L’année dernière, le bureau de pays de l’OMS a organisé une formation aux soins maternels et à l’obstétrique en situation d’urgence, à l’intention du personnel du ministère de la Santé dans les grandes villes qui comptent un nombre important d’immigrés. De nombreux gynécologues et autres professionnels de santé ayant participé ont travaillé ou travaillent encore dans les zones touchées par les tremblements de terre, contribuant ainsi à assurer une meilleure sécurité pour les femmes lors de l’accouchement.
Des conseils adaptés aux besoins
Tant au niveau régional que national, l’OMS travaille avec les femmes dans les zones touchées par les tremblements de terre, pour s’assurer qu’elles reçoivent des informations et des conseils sur l’allaitement. Des interventions et du matériel ciblés pour la communication sur les risques sont conçus avec la participation directe de ces femmes afin de tenir compte de leur façon de voir les choses, de leurs besoins et de leurs inquiétudes en utilisant un langage approprié.
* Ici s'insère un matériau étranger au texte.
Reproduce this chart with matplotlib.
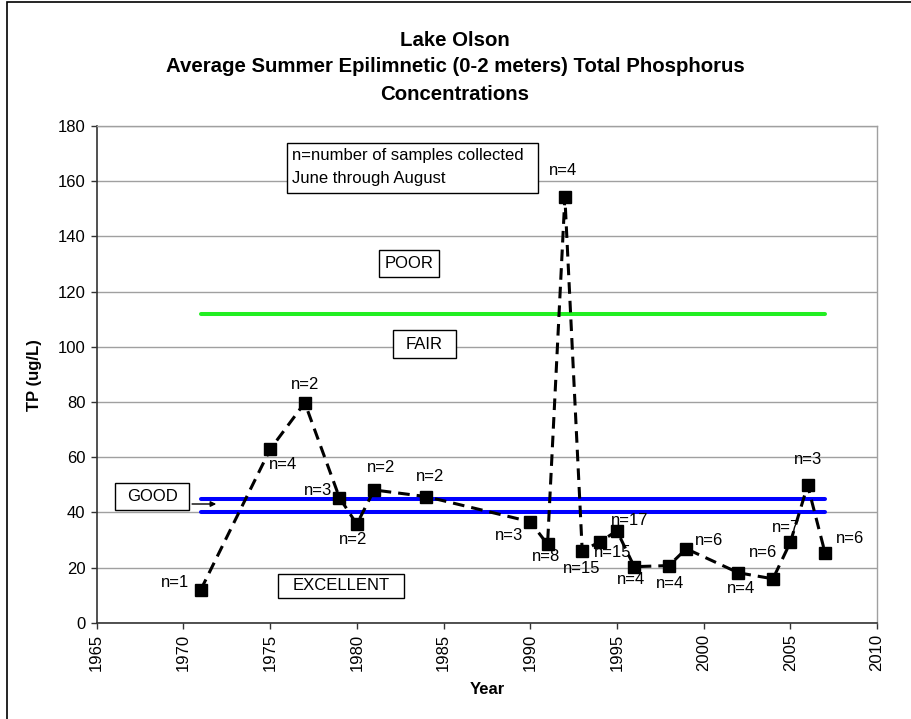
import matplotlib
matplotlib.use('Agg')
import matplotlib.pyplot as plt
from matplotlib.patches import Rectangle

plt.rcParams['font.family'] = ['Liberation Sans', 'DejaVu Sans']

# ---- data ----
years = [1971, 1975, 1977, 1979, 1980, 1981, 1984, 1990, 1991, 1992, 1993,
         1994, 1995, 1996, 1998, 1999, 2002, 2004, 2005, 2006, 2007]
tp = [11.9, 62.8, 79.7, 45.3, 35.7, 48.1, 45.7, 36.6, 28.4, 154.2, 26.1,
      29.2, 33.3, 20.3, 20.7, 26.8, 18.1, 15.9, 29.1, 49.8, 25.4]
n_samples = [1, 4, 2, 3, 2, 2, 2, 3, 8, 4, 15, 15, 17, 4, 4, 6, 4, 6, 7, 3, 6]

fair_poor_limit = 112
good_upper = 45
good_lower = 40
limit_years = [1971, 2007]

x_ticks = list(range(1965, 2011, 5))
y_ticks = list(range(0, 181, 20))

title_lines = ["Lake Olson",
               "Average Summer Epilimnetic (0-2 meters) Total Phosphorus",
               "Concentrations"]

# label offsets in pixels (dx right, dy down)
label_offsets = [(-26, -7), (13, 15), (0, -18), (-21, -7), (-4, 15), (7, -22),
                 (4, -20), (-21, 14), (-1, 12), (-2, -27), (-1, 18), (13, 10),
                 (13, -10), (-3, 13), (1, 18), (23, -8), (3, 16), (-10, -26),
                 (-4, -15), (0, -26), (25, -14)]

W, H = 912, 719
fig = plt.figure(figsize=(W / 100, H / 100), dpi=100)

# outer border
fig.patches.append(Rectangle((7 / W, -0.05), 1.2, 1 - 2 / H + 0.05,
                             transform=fig.transFigure, fill=False,
                             edgecolor='black', lw=1.2))

x0, x1, ytop, ybot = 96.7, 877, 126, 622.7
ax = fig.add_axes([x0 / W, 1 - ybot / H, (x1 - x0) / W, (ybot - ytop) / H])
ax.set_xlim(1965, 2010)
ax.set_ylim(0, 180)
ax.set_xticks(x_ticks)
ax.set_yticks(y_ticks)
ax.set_xticklabels([str(t) for t in x_ticks], rotation=90)
ax.grid(axis='y', color='#a0a0a0', lw=1)
ax.set_axisbelow(True)
ax.tick_params(direction='out', length=4, width=1, labelsize=12, pad=4,
               color='#333333')
for s in ['left', 'bottom']:
    ax.spines[s].set_color('#333333')
    ax.spines[s].set_linewidth(1.2)
for s in ['top', 'right']:
    ax.spines[s].set_color('#a0a0a0')
    ax.spines[s].set_linewidth(1)

# threshold lines
ax.plot(limit_years, [fair_poor_limit] * 2, color='#22ee22', lw=2.9,
        solid_capstyle='round', zorder=3)
ax.plot(limit_years, [good_upper] * 2, color='#0000ff', lw=2.9,
        solid_capstyle='round', zorder=3)
ax.plot(limit_years, [good_lower] * 2, color='#0000ff', lw=2.9,
        solid_capstyle='round', zorder=3)

# data series
ax.plot(years, tp, color='black', lw=2.2, dashes=(3.8, 2.3), marker='s',
        ms=8.5, mfc='black', mec='black', zorder=5)

for yr, v, n, (dx, dy) in zip(years, tp, n_samples, label_offsets):
    ax.annotate(f"n={n}", (yr, v), xytext=(dx, -dy), textcoords='offset pixels',
                ha='center', va='center', fontsize=12, zorder=6)


def px2data(px, py):
    return (1965 + (px - x0) / (x1 - x0) * 45, (ybot - py) / (ybot - ytop) * 180)


def box(l, t, r, b):
    (dl, dt), (dr, db) = px2data(l, t), px2data(r, b)
    ax.add_patch(Rectangle((dl, db), dr - dl, dt - db, facecolor='white',
                           edgecolor='black', lw=1, zorder=7))


def label(px, py, s, ha='center'):
    dx, dy = px2data(px, py)
    ax.text(dx, dy, s, ha=ha, va='center', fontsize=12, zorder=8)


box(287.3, 143.3, 538.3, 192.7)
label(291.7, 155.5, "n=number of samples collected", ha='left')
label(291.7, 178.3, "June through August", ha='left')
box(379, 250, 439.3, 276.7)
label(409, 263.5, "POOR")
box(392.7, 330, 456, 358.3)
label(424.3, 344, "FAIR")
box(115, 483.3, 189.3, 510)
label(152, 496.7, "GOOD")
box(277.7, 574, 404.3, 598)
label(341, 586, "EXCELLENT")

a0 = px2data(189.3, 504)
a1 = px2data(219, 504)
ax.annotate("", xy=a1, xytext=a0,
            arrowprops=dict(arrowstyle='-|>', color='black', lw=1,
                            mutation_scale=8), zorder=8)

for i, (t, py) in enumerate(zip(title_lines, [40, 67, 95])):
    fig.text(455 / W, 1 - py / H, t, ha='center', va='center',
             fontsize=14.7, fontweight='bold')

fig.text(35 / W, 1 - 375 / H, "TP (ug/L)", rotation=90, ha='center',
         va='center', fontsize=12, fontweight='bold')
fig.text(487 / W, 1 - 690 / H, "Year", ha='center', va='center',
         fontsize=12, fontweight='bold')

fig.savefig('out.png', dpi=100)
Jusqu’à présent, les messages sur l’allaitement ont été testés, via des canaux numériques, auprès de 150 femmes ayant des enfants de moins de 2 ans dans les 10 provinces les plus touchées. Ce sondage est une étape nécessaire pour s’assurer que les messages et les supports trouvent un écho auprès du public cible. Des interventions locales visant à soutenir les femmes allaitantes sont également prévues pour insister durablement sur les conseils de santé publique prodigués.